The spokesperson added that the bloc had not instigated any evacuation programme but was supporting any member states that were removing staff from its military support and civilian programmes on a voluntary basis.

Nigeriens participate in a march called by supporters of coup leader Gen Abdourahmane Tchiani in Niamey on Sunday 30 July. Photograph: Sam Mednick/AP

Niger’s junta on Monday accused France of seeking to intervene militarily to reinstate Bazoum, which the French foreign minister, Catherine Colonna, denied. The French president, Emmanuel Macron, on Sunday vowed “immediate and uncompromising” action if French citizens or interests were attacked, after the protest by thousands of people outside the French embassy in Niamey.

Bazoum’s Nigerian party for Democracy and Socialism said Niger risked becoming a “dictatorial and totalitarian regime” after several arrests.

Since the coup, the junta has arrested the country’s oil, mining, interior and transport ministers, the head of the PNDS’s executive committee and a former defence minister, according to the party.

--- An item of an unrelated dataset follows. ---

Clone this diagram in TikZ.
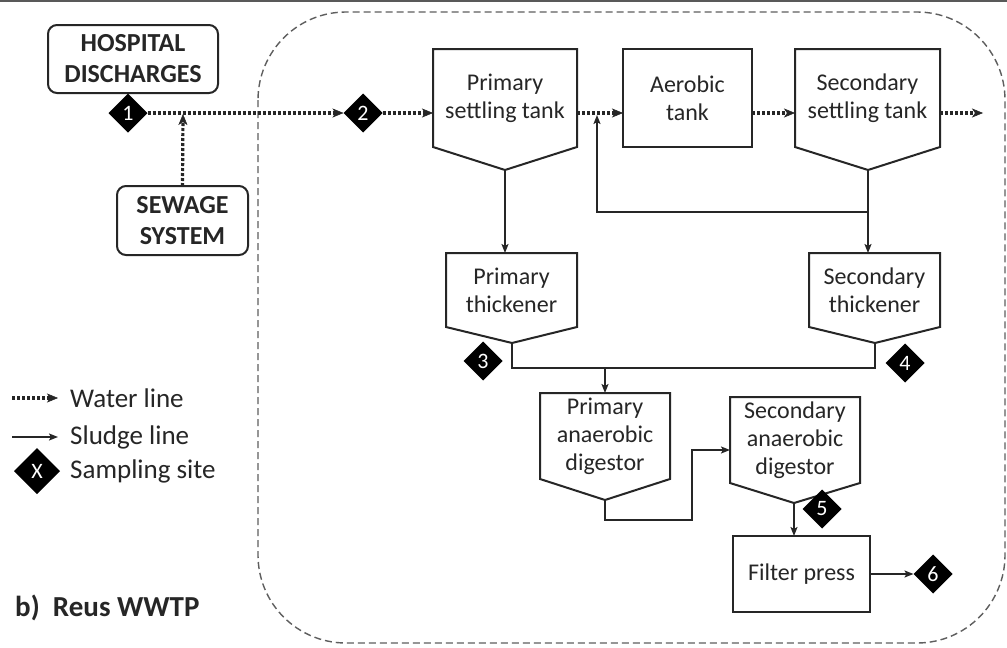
\documentclass[tikz,border=0pt]{standalone}
\usepackage{fontspec}
\setmainfont{Carlito}
\usetikzlibrary{arrows.meta,shapes.geometric}
\definecolor{ink}{HTML}{262626}
\definecolor{dashgray}{HTML}{5E5E5E}
\tikzset{
  boxline/.style={draw=ink, line width=2pt},
  tanktext/.style={inner sep=0pt, outer sep=0pt, align=center, font=\fontsize{24}{28}\selectfont, text=ink},
  srcbox/.style={draw=ink, line width=2pt, rounded corners=9pt, inner sep=0pt, outer sep=0pt, align=center, font=\bfseries\fontsize{26}{31}\selectfont, text=ink},
  water/.style={draw=ink, line width=3.2pt, dash pattern=on 3pt off 2pt, -{Stealth[length=11pt,width=9pt,inset=3pt,line width=0.5pt]}},
  sludge/.style={draw=ink, line width=2pt, -{Stealth[length=9pt,width=7pt,inset=2pt]}},
  sludgeplain/.style={draw=ink, line width=2pt},
  sampling/.style={diamond, fill=black, text=white, inner sep=0pt, outer sep=0pt, minimum width=39pt, minimum height=39pt, font=\fontsize{22}{22}\selectfont},
  legendtext/.style={anchor=west, inner sep=0pt, text=ink, font=\fontsize{27}{30}\selectfont},
  enclosure/.style={draw=dashgray, line width=1.4pt, dash pattern=on 7pt off 4pt, rounded corners=88pt}
}
\newcommand\tankshape[8]{%
  \node[tanktext, minimum width={#3-#2}, minimum height={#5-#4}] (#1) at ({(#2+#3)/2},{(#4+#5)/2}) {#8};
  \coordinate (#1-tip) at (#7,#6);
  \draw[boxline, line join=miter] (#1.north west) -- (#1.north east) -- (#1.south east) -- (#1-tip) -- (#1.south west) -- cycle;
}
\begin{document}
\begin{tikzpicture}[x=1pt,y=-1pt]
\useasboundingbox (0,0) rectangle (1007,648);
\fill[white] (0,0) rectangle (1007,648);
\fill[black!65] (0,0) rectangle (1007,2);

% enclosure
\draw[enclosure] (258,12) rectangle (1005,643);

% sources
\node[srcbox, minimum width=170pt, minimum height=68pt] (hosp) at (133,59) {HOSPITAL\\DISCHARGES};
\node[srcbox, minimum width=131pt, minimum height=69pt] (sew) at (182.5,220.5) {SEWAGE\\SYSTEM};

% process units
\tankshape{pst}{433}{577}{49}{147}{170}{505}{Primary\\settling tank}
\node[tanktext, boxline, minimum width=129pt, minimum height=98pt] (aer) at (687.5,98) {Aerobic\\tank};
\tankshape{sst}{795}{940}{49}{147}{170}{868}{Secondary\\settling tank}
\tankshape{pth}{446}{577}{253}{327}{343}{512}{Primary\\thickener}
\tankshape{sth}{809}{940}{253}{327}{343}{875}{Secondary\\thickener}
\tankshape{pad}{540}{670}{393}{479}{500}{605}{Primary\\anaerobic\\digestor}
\tankshape{sad}{730}{860}{397}{483}{503}{794}{Secondary\\anaerobic\\digestor}
\node[tanktext, boxline, minimum width=137pt, minimum height=76pt] (fp) at (801.5,574) {Filter press};

% sampling sites
\node[sampling] (d1) at (128,113) {1};
\node[sampling] (d2) at (363,113) {2};
\node[sampling] (d6) at (933,574) {6};

% water line
\coordinate (j1) at (183,113);
\coordinate (out) at (983,113);
\draw[water] (d1.east) -- (d2.west);
\draw[water, shorten >=1pt] (sew.north) -- (j1);
\draw[water] (d2.east) -- (d2.east -| pst.west);
\draw[water] (pst.east |- d2) -- (aer.west |- d2);
\draw[water] (aer.east |- d2) -- (sst.west |- d2);
\draw[water] (sst.east |- d2) -- (out);

% sludge line
\coordinate (r1) at (868,212);
\coordinate (r2) at (597,113);
\draw[sludge] (pst-tip) -- (pst-tip |- pth.north);
\draw[sludge] (sst-tip) -- (sst-tip |- sth.north);
\draw[sludge, shorten >=2pt] (r1) -| (r2);
\coordinate (m) at (605,368);
\draw[sludgeplain] (pth-tip) -- (pth-tip |- m) -- (sth-tip |- m) -- (sth-tip);
\draw[sludge] (m) -- (m |- pad.north);
\coordinate (c1) at (692,520);
\coordinate (c2) at (692,450);
\draw[sludge] (pad-tip) |- (c1) -- (c2) -- (c2 -| sad.west);
\draw[sludge] (sad-tip) -- (sad-tip |- fp.north);
\draw[sludge] (fp.east) -- (d6.west);

% sampling sites over the units
\node[sampling] (d3) at (483,361) {3};
\node[sampling] (d4) at (905,363) {4};
\node[sampling] (d5) at (822,509) {5};

% legend
\coordinate (lw1) at (12,398);
\coordinate (lw2) at (58,398);
\coordinate (ls1) at (12,437);
\coordinate (ls2) at (58,437);
\draw[water] (lw1) -- (lw2);
\node[legendtext] (lwt) at (70,398) {Water line};
\draw[sludge] (ls1) -- (ls2);
\node[legendtext] (lst) at (70,437) {Sludge line};
\node[sampling, minimum width=46pt, minimum height=46pt] (lx) at (37,471) {X};
\node[legendtext] (lxt) at (70,471) {Sampling site};

\node[anchor=west, inner sep=0pt, text=ink, font=\bfseries\fontsize{29}{32}\selectfont] (title) at (15,608) {b)\ \ Reus WWTP};
\end{tikzpicture}
\end{document}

The Economic Community of West African States demanded at an emergency summit on Sunday that Bazoum be reinstated within a week, or it would take “all measures” to restore constitutional order. “Such measures may include the use of force,” it said in a strong statement.

Niger, with a population of 26 million, frequently ranks at the bottom of the UN’s human development index benchmark of prosperity. The country, which became independent from France in 1960, is landlocked, and strict economic sanctions against it could affect many supplies, including electricity.

The coup, according to the putschists, was a response to “the degradation of the security situation” linked to the jihadist conflict, as well as corruption and economic difficulties.

As Niger struggles with two jihadist campaigns – one in the south-west, which swept in from Mali in 2015, and the other in the south-east, involving jihadists from north-eastern Nigeria – the coup has shone a spotlight on France’s reduced and contested military presence in the Sahel after 10 years fighting jihadist insurgencies.

The coup is a serious threat to the French strategy in the Sahel, after several military coups in other countries had already forced it to rethink its military presence and anti-jihadist mission.

France first deployed troops against jihadists in Mali in 2013 under the Socialist president François Hollande, but in the past three years several military coups in the region, as well as a continued jihadist presence, have exposed the limitations of the military strategy and forced France to scale back its presence and focus its efforts in Niger, with Bazoum as a firm ally. It has 1,500 troops in the country and an airbase near Niamey.